When the doctor was left alone, he took the envelope containing the bank-notes from his pocket, and threw it on his desk. Then he sat down, and began to think over the situation.

"What does she do it for?" he asked. "Her own child is dead. There is no doubt about that; her face is so full of trouble. She wants to deceive her husband: at least, I suppose so. She will keep that secret to herself. The ayah is faithful—that's pretty certain. There will be no blackmailing in that quarter. A fine face she has"—meaning the lady, not the ayah. "Hard and determined, though. I should like to see it soften. I wish she had trusted me. But there, one couldn't expect it of a woman of that temperament—cold, reserved, haughty; a countess, perhaps. It's like the old story-books. Somebody will be disinherited. This boy is going to do it. Nobody will ever find it out. And that's the way they build up their fine pedigrees!"


The doctor was quite wrong. Nobody was to be disinherited; nor was there an estate. This you must understand, to begin with. The rest I am going to tell you.

"No clue," the doctor continued. "She is quite safe, unless she were to meet me. No other clue. Nobody else knows." He took up the envelope, and observed that it had part of an address upon it. All he could read, however, was one word—"Lady." "Oho!" he said; "there is a title, after all. It looks as if the latter half were a 'W.' There's a conspiracy, and I'm a conspirator! Humph! She's a beautiful creature!"

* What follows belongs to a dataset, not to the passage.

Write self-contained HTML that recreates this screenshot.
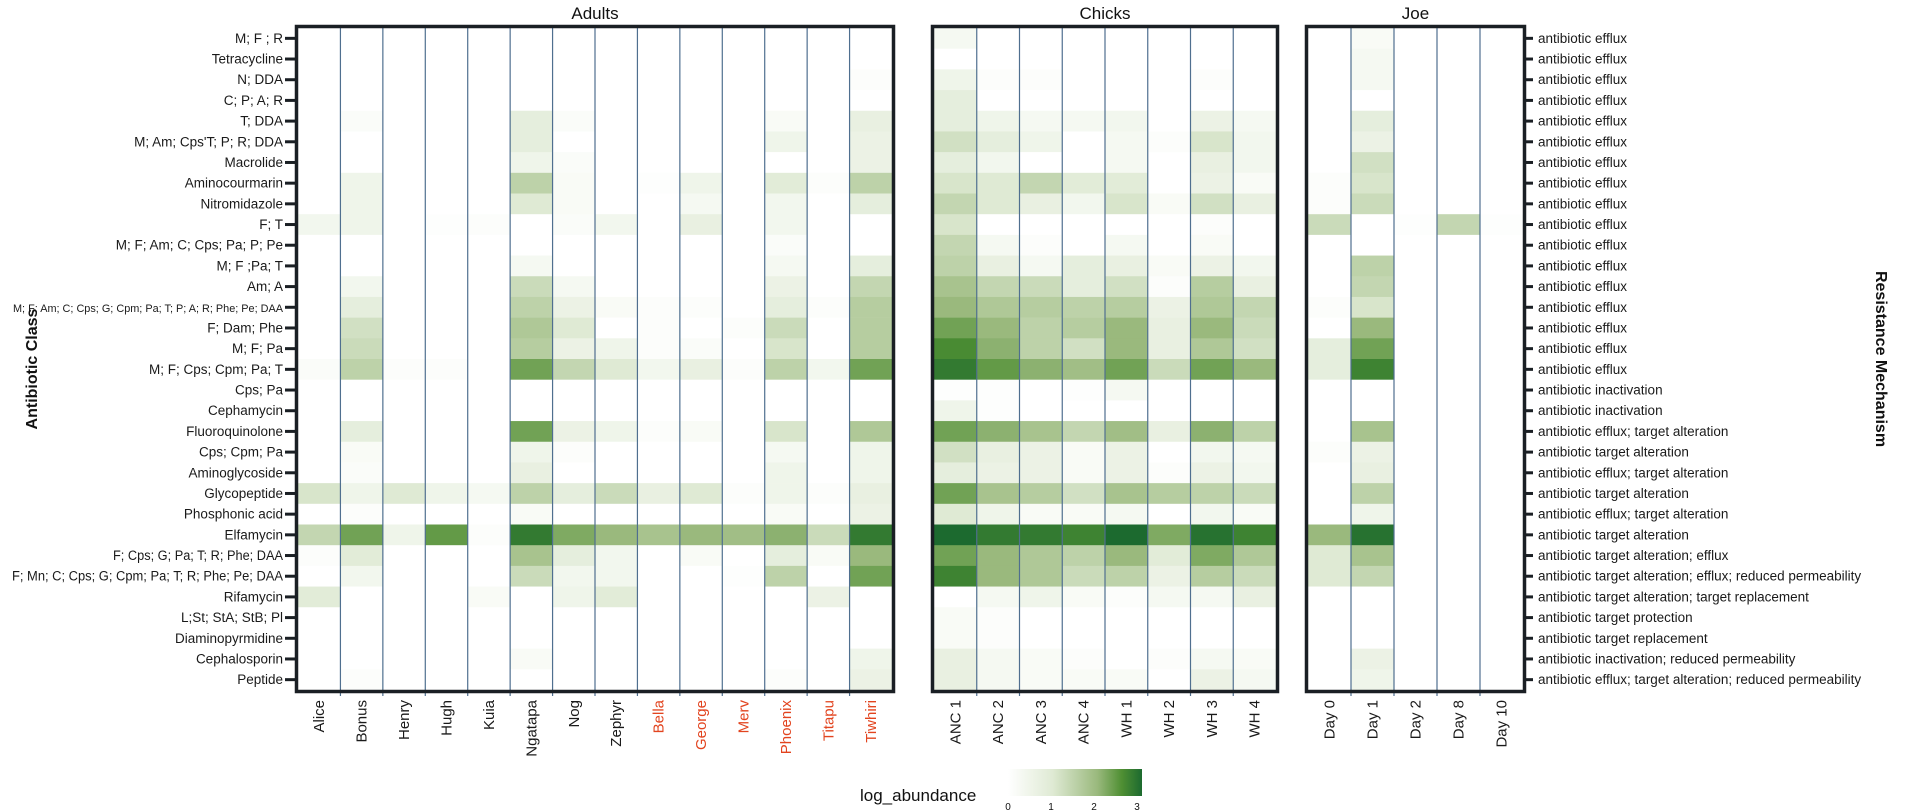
<!DOCTYPE html>
<html><head><meta charset="utf-8"><style>
html,body{margin:0;padding:0;background:#fff;width:1908px;height:812px;overflow:hidden}
svg{display:block;font-family:"Liberation Sans",Arial,sans-serif}
</style></head><body>
<svg id="chart" width="1908" height="812" viewBox="0 0 1908 812" xmlns="http://www.w3.org/2000/svg">
<defs><linearGradient id="lg" x1="0" x2="1" y1="0" y2="0">
<stop offset="0" stop-color="#ffffff"/><stop offset="0.333" stop-color="#dfead4"/><stop offset="0.667" stop-color="#9ab97d"/><stop offset="0.85" stop-color="#4f8f33"/><stop offset="1" stop-color="#1c6a2f"/></linearGradient></defs>
<g id="cells"></g><g id="lines"></g><g id="frames"></g><g id="labels"></g>
<text x="0" y="0" transform="translate(37,369) rotate(-90)" text-anchor="middle" font-size="16" font-weight="bold" fill="#111">Antibiotic Class</text>
<text x="0" y="0" transform="translate(1876,359) rotate(90)" text-anchor="middle" font-size="16" font-weight="bold" fill="#111">Resistance Mechanism</text>
<g>
<text x="860" y="801" font-size="17" fill="#111">log_abundance</text>
<rect x="1008" y="769" width="134" height="27" fill="url(#lg)"/>
<g font-size="10" fill="#111" text-anchor="middle">
<text x="1008" y="810">0</text>
<text x="1051" y="810">1</text>
<text x="1094" y="810">2</text>
<text x="1137" y="810">3</text>
</g></g>
</svg>
<script>
const rowLabels=["M; F ; R","Tetracycline","N; DDA","C; P; A; R","T; DDA","M; Am; Cps'T; P; R; DDA","Macrolide","Aminocourmarin","Nitromidazole","F; T","M; F; Am; C; Cps; Pa; P; Pe","M; F ;Pa; T","Am; A","M; F; Am; C; Cps; G; Cpm; Pa; T; P; A; R; Phe; Pe; DAA","F; Dam; Phe","M; F; Pa","M; F; Cps; Cpm; Pa; T","Cps; Pa","Cephamycin","Fluoroquinolone","Cps; Cpm; Pa","Aminoglycoside","Glycopeptide","Phosphonic acid","Elfamycin","F; Cps; G; Pa; T; R; Phe; DAA","F; Mn; C; Cps; G; Cpm; Pa; T; R; Phe; Pe; DAA","Rifamycin","L;St; StA; StB; Pl","Diaminopyrmidine","Cephalosporin","Peptide"];
const mechLabels=["antibiotic efflux","antibiotic efflux","antibiotic efflux","antibiotic efflux","antibiotic efflux","antibiotic efflux","antibiotic efflux","antibiotic efflux","antibiotic efflux","antibiotic efflux","antibiotic efflux","antibiotic efflux","antibiotic efflux","antibiotic efflux","antibiotic efflux","antibiotic efflux","antibiotic efflux","antibiotic inactivation","antibiotic inactivation","antibiotic efflux; target alteration","antibiotic target alteration","antibiotic efflux; target alteration","antibiotic target alteration","antibiotic efflux; target alteration","antibiotic target alteration","antibiotic target alteration; efflux","antibiotic target alteration; efflux; reduced permeability","antibiotic target alteration; target replacement","antibiotic target protection","antibiotic target replacement","antibiotic inactivation; reduced permeability","antibiotic efflux; target alteration; reduced permeability"];
const adultNames=["Alice","Bonus","Henry","Hugh","Kuia","Ngatapa","Nog","Zephyr","Bella","George","Merv","Phoenix","Titapu","Tiwhiri"];
const adultRed=[false,false,false,false,false,false,false,false,true,true,true,true,true,true];
const chickNames=["ANC 1","ANC 2","ANC 3","ANC 4","WH 1","WH 2","WH 3","WH 4"];
const joeNames=["Day 0","Day 1","Day 2","Day 8","Day 10"];
const adultValues=[
[0,0,0,0,0,0,0,0,0,.4,0,0,0,0,0,0,.15,0,0,0,0,0,1.1,0,1.4,.1,0,.9,0,0,0,0],
[0,0,0,0,.15,0,0,.5,.5,.5,0,0,.4,.8,1.2,1.3,1.5,0,0,.8,.2,.15,.5,.1,2.3,.9,.4,0,0,0,0,.1],
[0,0,0,0,0,0,0,0,0,0,0,0,0,0,0,0,.1,0,0,0,0,0,1.0,0,.5,0,0,0,0,0,0,0],
[0,0,0,0,0,0,0,0,0,.05,0,0,0,0,0,0,.1,0,0,0,0,0,.5,0,2.4,0,0,0,0,0,0,0],
[0,0,0,0,0,0,0,0,0,.1,0,0,0,0,0,0,0,0,0,0,0,0,.3,0,.1,0,0,.2,0,0,0,0],
[0,0,0,0,.8,.8,.5,1.5,1.0,0,0,.3,1.3,1.5,1.7,1.6,2.3,0,0,2.3,.5,.7,1.5,.2,2.8,1.8,1.3,0,0,0,.2,0],
[0,0,0,0,.15,0,.15,.2,.2,.15,0,0,.3,.6,1.0,.6,1.4,0,0,.6,.1,0,.8,0,2.2,.8,.4,.5,0,0,0,0],
[0,0,0,0,0,0,0,0,0,.4,0,0,0,.2,0,.5,1.0,0,0,.5,0,0,1.3,0,2.0,.4,.4,.9,0,0,0,0],
[0,0,0,0,0,0,0,.05,0,0,0,0,0,.1,.1,.1,.4,0,0,.1,0,0,.7,0,1.8,0,0,0,0,0,0,0],
[0,0,0,0,0,0,0,.5,.3,.7,0,0,0,.1,0,.15,.7,0,0,.2,0,0,1.0,0,2.0,.2,0,0,0,0,0,0],
[0,0,0,0,0,0,0,0,0,0,0,0,0,0,.1,0,.1,0,0,0,0,0,.1,0,1.9,0,.05,0,0,0,0,0],
[0,0,0,0,.2,.5,0,.9,.4,.4,.15,.3,.6,.8,1.3,1.1,1.5,0,0,1.1,.3,.5,.5,.2,2.1,.8,1.5,0,0,0,0,.1],
[0,0,0,0,0,0,0,.1,0,0,0,0,0,.1,0,0,.4,0,0,0,0,0,.1,0,1.3,.2,0,.6,0,0,0,0],
[0,0,.1,0,.7,.6,.6,1.5,.8,0,0,.8,1.4,1.6,1.6,1.6,2.3,0,0,1.7,.5,.5,.7,.6,2.8,2.0,2.3,0,0,0,.5,.6]];
const chickValues=[
[.3,0,.5,.8,.8,1.2,.8,1.1,1.4,1.1,1.4,1.5,1.8,2.0,2.3,2.6,2.8,.05,.5,2.3,1.2,.8,2.3,1.0,3.0,2.3,2.7,0,.2,.2,.7,.7],
[0,0,.1,0,.5,.8,.4,1.0,1.0,0,.3,.7,1.4,1.7,2.0,2.1,2.4,.05,.05,2.1,.7,.6,1.8,.5,2.8,2.0,2.0,.3,.1,.1,.3,.3],
[0,0,.1,0,.3,.5,0,1.4,.7,0,.1,.3,1.3,1.6,1.5,1.5,2.1,0,0,1.8,.6,.6,1.6,.2,2.8,1.7,1.7,.5,0,0,.2,.2],
[0,0,0,0,.3,0,0,.9,.4,0,0,.8,.8,1.5,1.6,1.2,1.9,.05,0,1.4,.2,.2,1.2,.2,2.7,1.5,1.3,.2,0,0,.1,.2],
[0,0,0,0,.4,.3,.3,.9,1.1,0,.3,.7,1.2,1.6,2.0,2.0,2.3,.3,0,1.9,.6,.6,1.8,.3,3.0,2.0,1.5,.1,0,0,0,.2],
[0,0,0,0,0,.1,0,0,.2,0,0,.2,.1,.6,.7,.7,1.3,0,0,.7,0,.1,1.6,0,2.2,.9,.6,.3,0,0,.1,0],
[0,0,.1,0,.6,1.1,.7,.6,1.2,.1,.2,.6,1.6,1.7,2.0,1.7,2.3,0,0,2.1,.4,.6,1.5,.4,2.9,2.2,1.6,.3,0,0,.3,.6],
[0,0,0,0,.3,.4,.4,.2,.7,0,0,.4,.7,1.4,1.3,1.2,2.0,0,0,1.5,.3,.4,1.3,.2,2.7,1.7,1.3,.7,0,0,.2,.3]];
const joeValues=[
[0,0,0,0,0,0,0,.1,.1,1.3,0,0,0,.1,0,.8,.8,0,0,0,.1,0,0,0,2.0,1.0,1.0,0,0,0,0,0],
[.2,.3,.3,0,.8,.6,1.2,1.1,1.3,0,0,1.5,1.4,1.1,2.0,2.3,2.7,0,0,1.8,.6,.7,1.5,.5,2.9,1.8,1.4,0,0,0,.6,.5],
[0,0,0,0,0,0,0,0,0,.05,0,0,0,0,0,0,0,0,0,0,0,0,0,0,0,0,0,0,0,0,0,0],
[0,0,0,0,0,0,0,0,0,1.4,0,0,0,0,0,0,0,0,0,0,0,0,0,0,0,0,0,0,0,0,0,0],
[0,0,0,0,0,0,0,0,0,.05,0,0,0,0,0,0,0,0,0,0,0,0,0,0,0,0,0,0,0,0,0,0]];

const NS="http://www.w3.org/2000/svg";
const TOP=28, BOT=690, RH=(BOT-TOP)/rowLabels.length;
const panels=[
 {name:"adults",title:"Adults",x0:298,x1:892,cols:adultNames,vals:adultValues,red:adultRed},
 {name:"chicks",title:"Chicks",x0:934,x1:1276,cols:chickNames,vals:chickValues,red:null},
 {name:"joe",title:"Joe",x0:1308,x1:1523,cols:joeNames,vals:joeValues,red:null}];
const stops=[[0,[255,255,255]],[1,[223,234,212]],[2,[154,185,125]],[2.55,[79,143,51]],[3,[28,106,47]]];
function color(v){v=Math.max(0,Math.min(3,v));for(let i=1;i<stops.length;i++){if(v<=stops[i][0]){const a=stops[i-1],b=stops[i];const t=(v-a[0])/(b[0]-a[0]);const c=a[1].map((x,k)=>Math.round(x+(b[1][k]-x)*t));return `rgb(${c[0]},${c[1]},${c[2]})`;}}return "rgb(28,106,47)";}
function yScale(i){return TOP+i*RH;}
function mk(tag,attrs,parent,text){const e=document.createElementNS(NS,tag);for(const k in attrs)e.setAttribute(k,attrs[k]);if(text!==undefined)e.textContent=text;parent.appendChild(e);return e;}
const gC=document.getElementById('cells'),gL=document.getElementById('lines'),gF=document.getElementById('frames'),gT=document.getElementById('labels');
panels.forEach(p=>{
 const cw=(p.x1-p.x0)/p.cols.length;
 const xScale=j=>p.x0+j*cw;
 p.vals.forEach((col,j)=>{col.forEach((v,i)=>{
  const r=mk('rect',{x:xScale(j).toFixed(2),y:yScale(i).toFixed(2),width:(cw+0.3).toFixed(2),height:(RH+0.3).toFixed(2),fill:color(v)},gC);
  
  
 });});
 for(let j=1;j<p.cols.length;j++){
  const l=mk('line',{x1:xScale(j),x2:xScale(j),y1:TOP,y2:BOT+6,stroke:'#4f6f8f','stroke-width':1.2},gL);
  
  
 }
 const f=mk('rect',{x:p.x0-1.5,y:TOP-1.5,width:p.x1-p.x0+3,height:BOT-TOP+3,fill:'none',stroke:'#1a1f24','stroke-width':3.5},gF);
 
 
 const t=mk('text',{x:(p.x0+p.x1)/2,y:19,'text-anchor':'middle','font-size':17,fill:'#111'},gT,p.title);
 
 
 p.cols.forEach((c,j)=>{
  const cx=xScale(j)+cw/2+5;
  const tx=mk('text',{x:0,y:0,transform:`translate(${cx.toFixed(1)},700) rotate(-90)`,'text-anchor':'end','font-size':15,fill:(p.red&&p.red[j])?'#e2441f':'#1a1a1a'},gT,c);
  
  
 });
});
const longFit={13:270,25:170,26:271};
rowLabels.forEach((lab,i)=>{
 const cy=yScale(i)+RH/2;
 const attrs={x:283,y:(cy+4.5).toFixed(1),'text-anchor':'end','font-size':(i===13?11:13.5),fill:'#1a1a1a'};
 if(longFit[i]){attrs.textLength=longFit[i];attrs.lengthAdjust='spacingAndGlyphs';}
 const t=mk('text',attrs,gT,lab);
 
 
 const tk=mk('line',{x1:285,x2:296,y1:cy,y2:cy,stroke:'#1a1f24','stroke-width':3},gT);
 
 
 const m=mk('text',{x:1538,y:(cy+4.5).toFixed(1),'font-size':13.5,fill:'#1a1a1a'},gT,mechLabels[i]);
 
 
 const tk2=mk('line',{x1:1525,x2:1533,y1:cy,y2:cy,stroke:'#1a1f24','stroke-width':3},gT);
 
 
});
</script>
</body></html>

He fell into meditation on that subject which is always interesting to mere man—the face of a woman. Then his thoughts naturally wandered off to the conversation he had held with that memorable face.

"I should like, if I could, to learn how this job will turn out from the hereditary point of view! Will that interesting babe take after his father? Will he astonish his friends by becoming a low comedian? Or will he take after his mother, and become a simple, honourable Englishman? Or will he combine the inferior qualities of both, and become a beautiful and harmonious blend, which may make him either a villain of the deeper dye, or a common cold-blooded man of the world, with a touch of the artist?"